Dans quelles circonstances le droit de gérance de l’employeur est-il justifié et il ne peut être considéré du harcèlement à l'égard de ses employés?

Le droit de gérance d’un employeur ne doit pas être abusif et il doit être appliqué de façon uniforme à l’égard de l’ensemble de ses employés.

Il est intéressant de constater que face à une situation d’insubordination de la part d’un employé, un employeur, dans l’exercice légitime de son droit de gérance, peut prendre les mesures nécessaires afin de rectifier la situation. 

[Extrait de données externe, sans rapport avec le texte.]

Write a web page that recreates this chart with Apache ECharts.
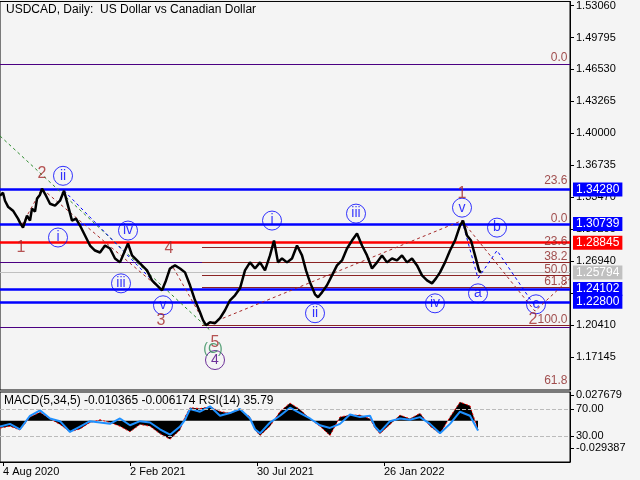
<!DOCTYPE html>
<html><head><meta charset="utf-8">
<script src="https://cdn.jsdelivr.net/npm/echarts@6/dist/echarts.min.js"></script>
<style>html,body{margin:0;background:#f4f4f4}#c{width:640px;height:480px}</style>
</head><body><div id="c"></div>
<script>
// bar index (daily bars) and close prices
const barIdx=[0,3,5,8,10,13,15,18,20,23,27,30,32,35,37,40,42,46,50,55,60,64,68,72,76,80,85,90,95,100,105,110,115,120,125,128,132,137,142,147,152,157,162,166,170,175,180,185,190,195,200,203,206,210,215,220,225,230,235,240,245,250,255,260,265,270,274,278,282,287,292,297,302,306,310,315,318,322,327,332,337,342,347,352,357,362,367,372,377,382,387,392,397,402,407,412,417,422,427,432,436,440,445,450,455,460,463,467,471,475,479,481];
const closes=[1.3364,1.3394,1.3313,1.3252,1.3262,1.3211,1.3191,1.3130,1.3089,1.3038,1.3160,1.3110,1.3232,1.3201,1.3333,1.3374,1.3435,1.3364,1.3282,1.3262,1.3313,1.3415,1.3262,1.3110,1.3130,1.3059,1.2957,1.2855,1.2804,1.2784,1.2855,1.2825,1.2723,1.2683,1.2804,1.2876,1.2754,1.2703,1.2652,1.2601,1.2499,1.2449,1.2398,1.2499,1.2621,1.2652,1.2621,1.2581,1.2449,1.2296,1.2174,1.2093,1.2042,1.2072,1.2062,1.2113,1.2194,1.2296,1.2347,1.2418,1.2601,1.2683,1.2621,1.2683,1.2601,1.2754,1.2906,1.2683,1.2723,1.2683,1.2723,1.2855,1.2754,1.2601,1.2479,1.2357,1.2327,1.2377,1.2449,1.2550,1.2652,1.2703,1.2825,1.2906,1.2977,1.2855,1.2754,1.2621,1.2683,1.2754,1.2683,1.2723,1.2703,1.2754,1.2683,1.2723,1.2652,1.2550,1.2499,1.2469,1.2520,1.2581,1.2683,1.2804,1.2906,1.3059,1.3110,1.2957,1.2906,1.2754,1.2601,1.2579];
// oscillator samples (every ~10 bars)
const oscIdx=[0,10,20,30,40,50,60,70,80,90,100,110,120,130,140,150,160,170,180,185,190,200,210,220,230,240,250,255,260,270,280,290,300,310,320,330,340,350,360,370,375,380,390,400,410,420,430,440,450,460,470,478];
const macdHist=[-0.008,-0.006,-0.010,0.004,0.009,0.002,-0.004,-0.012,-0.009,-0.002,0.001,-0.002,-0.006,-0.012,-0.004,-0.006,-0.014,-0.020,-0.010,0.004,0.014,0.013,0.015,0.010,0.008,0.012,0.004,-0.010,-0.016,-0.006,0.010,0.019,0.012,0.002,-0.006,-0.016,0.004,0.006,0.006,0.002,-0.008,-0.014,-0.004,0.006,0.002,0.008,-0.006,-0.014,0.004,0.020,0.016,-0.010];
const rsi=[44,48,40,60,68,56,52,36,44,52,50,48,56,46,52,50,40,32,44,54,70,66,74,60,64,70,56,40,34,50,60,72,64,56,46,42,48,62,58,60,44,36,52,56,54,58,48,34,48,66,60,38];
const priceTicks=[1.53060,1.49795,1.46530,1.43265,1.40000,1.36735,1.33470,1.30205,1.26940,1.23675,1.20410,1.17145];
const dateTickIdx=[3,130,257,384];
const dateTickLabels=['4 Aug 2020','2 Feb 2021','30 Jul 2021','26 Jan 2022'];
const levelsBlue=[1.34280,1.30739,1.24102,1.22800];
const levelRed=1.28845, lastPrice=1.25794;
const fibLevels=[1.30739,1.2835,1.2680,1.2550,1.2428,1.2041];
const fibNames=['0.0','23.6','38.2','50.0','61.8','100.0'];
const fibOuter=[[1.4777,'0.0'],[1.3516,'23.6'],[1.1478,'61.8']];
// wave labels: [bar, price, text]
const waveMain=[[21,1.2835,'1'],[42,1.3587,'2'],[161,1.2093,'3'],[169,1.2825,'4'],[215,1.1859,'5'],[462,1.3384,'1'],[533,1.2103,'2']];
const waveCircled=[[63,1.3567,'ii'],[58,1.2937,'i'],[128,1.3008,'iv'],[121,1.2469,'iii'],[163,1.2245,'v'],[272,1.3110,'i'],[315,1.2164,'ii'],[356,1.3181,'iii'],[435,1.2265,'iv'],[462,1.3242,'v'],[478,1.2367,'a'],[497,1.3038,'b'],[536,1.2255,'c']];
// wave guide lines
const greenDash=[[0,1.3974],[210,1.1991]];
const redDash1=[[22,1.3068],[42,1.3435],[162,1.2398],[172,1.2652],[206,1.2042],[462,1.3110]];
const blueDash1=[[64,1.3415],[160,1.2418]];
const proj=[[462,1.3110],[478,1.2520],[497,1.2804],[535,1.2235]];
const proj2=[[462,1.3110],[535,1.2185],[570,1.2520]];

const F='Liberation Sans';
const chart=echarts.init(document.getElementById('c'));
const toPts=(xs,ys)=>xs.map((x,i)=>[x,ys[i]]);
const ml=(v,col,w,x0,lbl,bg)=>[{coord:[x0,v],lineStyle:{color:col,width:w,type:'solid'},
  label:lbl?{show:true,position:'end',formatter:lbl,color:'#fff',backgroundColor:bg,padding:[2,3,0,3],fontFamily:F,fontSize:12,distance:3}:{show:false}},{coord:[570,v]}];
const txt=(data,color,size,pos)=>({type:'scatter',xAxisIndex:0,yAxisIndex:0,symbol:'circle',symbolSize:1,z:8,data,
  itemStyle:{color:'rgba(0,0,0,0)'},label:{show:true,formatter:p=>p.data[2],color,fontFamily:F,fontSize:size,position:pos||'inside',distance:0}});
chart.setOption({
 backgroundColor:'#f4f4f4',animation:false,
 grid:[{left:0,top:0,width:570,height:390,borderColor:'#000',show:true,borderWidth:1},
       {left:0,top:392,width:570,height:70,borderColor:'#000',show:true,borderWidth:1}],
 xAxis:[{type:'value',gridIndex:0,min:0,max:570,axisLabel:{show:false},axisTick:{show:false},splitLine:{show:false},axisLine:{show:false}},
        {type:'value',gridIndex:1,min:0,max:570,axisLine:{onZero:false,lineStyle:{color:'#000'}},
         axisTick:{customValues:dateTickIdx,length:4,lineStyle:{color:'#000'}},
         axisLabel:{customValues:dateTickIdx,formatter:v=>dateTickLabels[dateTickIdx.indexOf(v)]||'',color:'#000',fontFamily:F,fontSize:11,margin:4,align:'left'},splitLine:{show:false}}],
 yAxis:[{type:'value',gridIndex:0,position:'right',min:1.1380,max:1.5347,
         axisLine:{show:true,onZero:false,lineStyle:{color:'#000'}},axisTick:{customValues:priceTicks,length:4,lineStyle:{color:'#000'}},
         axisLabel:{customValues:priceTicks,formatter:v=>v.toFixed(5),color:'#000',fontFamily:F,fontSize:11,margin:6},splitLine:{show:false}},
        {type:'value',gridIndex:1,position:'right',min:-0.0445,max:0.0309,
         axisLine:{show:true,onZero:false,lineStyle:{color:'#000'}},axisTick:{customValues:[0.027679,-0.029387],length:4,lineStyle:{color:'#000'}},
         axisLabel:{customValues:[0.027679,-0.029387],formatter:v=>v.toFixed(6),color:'#000',fontFamily:F,fontSize:11,margin:6},splitLine:{show:false}},
        {type:'value',gridIndex:1,position:'right',min:-8.5,max:95.2,
         axisLine:{show:false,onZero:false},axisTick:{customValues:[70,30],length:4,lineStyle:{color:'#000'}},
         axisLabel:{customValues:[70,30],formatter:v=>v.toFixed(2),color:'#000',fontFamily:F,fontSize:11,margin:6},splitLine:{show:false}}],
 series:[
  {type:'line',xAxisIndex:0,yAxisIndex:0,data:toPts(barIdx,closes),symbol:'none',lineStyle:{color:'#000',width:2.5},z:5,
   markLine:{silent:true,symbol:'none',z:2,data:[
     ...levelsBlue.map(v=>ml(v,'#0000ff',2.5,0,v.toFixed(5),'#0000ff')),
     ml(levelRed,'#ff0000',2.5,0,levelRed.toFixed(5),'#ff0000'),
     ml(lastPrice,'#c0c0c0',1,0,lastPrice.toFixed(5),'#c0c0c0'),
     ml(1.4706,'#4b0082',1,0,null),ml(1.2021,'#4b0082',1,0,null),ml(1.2683,'#4b0082',1,0,null),
     ...fibLevels.slice(1).map(v=>ml(v,'#8b2323',1.2,202,null))
   ]}},
  {type:'line',xAxisIndex:0,yAxisIndex:0,data:greenDash,symbol:'none',lineStyle:{color:'#2e8b2e',width:1,type:[3,3]}},
  {type:'line',xAxisIndex:0,yAxisIndex:0,data:redDash1,symbol:'none',lineStyle:{color:'#a52a2a',width:1,type:[3,3]}},
  {type:'line',xAxisIndex:0,yAxisIndex:0,data:blueDash1,symbol:'none',lineStyle:{color:'#0000ff',width:1,type:[3,3]}},
  {type:'line',xAxisIndex:0,yAxisIndex:0,data:proj,symbol:'none',lineStyle:{color:'#0000ff',width:1,type:[3,3]}},
  {type:'line',xAxisIndex:0,yAxisIndex:0,data:proj2,symbol:'none',lineStyle:{color:'#a52a2a',width:1,type:[3,3]}},
  txt(waveMain,'#a52a2a',16),
  {type:'scatter',xAxisIndex:0,yAxisIndex:0,symbol:'circle',symbolSize:19,z:8,data:waveCircled,
   itemStyle:{color:'rgba(255,255,255,0)',borderColor:'#0000ff',borderWidth:1},
   label:{show:true,formatter:p=>p.data[2],color:'#0000ff',fontFamily:F,fontSize:14,position:'inside'}},
  {type:'scatter',xAxisIndex:0,yAxisIndex:0,symbol:'circle',symbolSize:19,z:8,data:[[215,1.1686,'4']],
   itemStyle:{color:'rgba(255,255,255,0)',borderColor:'#4b0082',borderWidth:1},
   label:{show:true,formatter:p=>p.data[2],color:'#4b0082',fontFamily:F,fontSize:14,position:'inside'}},
  txt([[213,1.1798,'(C)']],'#2e8b57',14),
  txt([...fibLevels.map((v,i)=>[568,v+0.006,fibNames[i]]),...fibOuter.map(a=>[568,a[0],a[1]])],'#8b2323',12,'left'),
  {type:'line',xAxisIndex:1,yAxisIndex:1,data:toPts(oscIdx,macdHist),symbol:'none',lineStyle:{color:'#ff0000',width:1,type:[2,2]},areaStyle:{color:'#000',opacity:1,origin:0}},
  {type:'line',xAxisIndex:1,yAxisIndex:2,data:toPts(oscIdx,rsi),symbol:'none',lineStyle:{color:'#1e90ff',width:2},
   markLine:{silent:true,symbol:'none',label:{show:false},lineStyle:{color:'#bbb',type:'dashed',width:1},data:[{yAxis:70},{yAxis:30}]}}
 ],
 graphic:[{type:'text',left:6,top:4,style:{text:'USDCAD, Daily:  US Dollar vs Canadian Dollar',font:'12px '+F,fill:'#000'}},
          {type:'text',left:4,top:395,style:{text:'MACD(5,34,5) -0.010365 -0.006174 RSI(14) 35.79',font:'12px '+F,fill:'#000'}}]
});
</script></body></html>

Il importe donc, pour un employeur, d’analyser de manière objective une situation et de ne pas envenimer les choses. Dans cette affaire, la gestionnaire a tenté de calmer l’employée en question, mais lorsque cette dernière a tout de même décidé de quitter les lieux du travail avant la fin de son quart de travail, la gestionnaire a simplement rappelé à la travailleuse qu’elles devront définitivement se reparler à ce sujet et que son départ l’exposait à des sanctions.

Contenu supplémentaire

BONNES PRATIQUES À ADOPTER

  • Rappeler, par l’intermédiaire de sa politique en matière de harcèlement, les comportements indésirables au travail;
  • Intervenir auprès des employés qui adoptent des comportements indésirables dès les premiers gestes afin d’éviter que les collègues prennent pour acquis que ces comportements sont tolérés;
  • Appliquer des mesures disciplinaires de façon uniforme entre les salariés et vérifier les mesures émises dans le passé aux autres salariés pour des manquements similaires;
  • Lorsque requis, appliquer des mesures disciplinaires objectives et raisonnables à l’égard de la faute reprocher afin d’éviter que l’employeur soit reconnu abuser de son droit de gérance.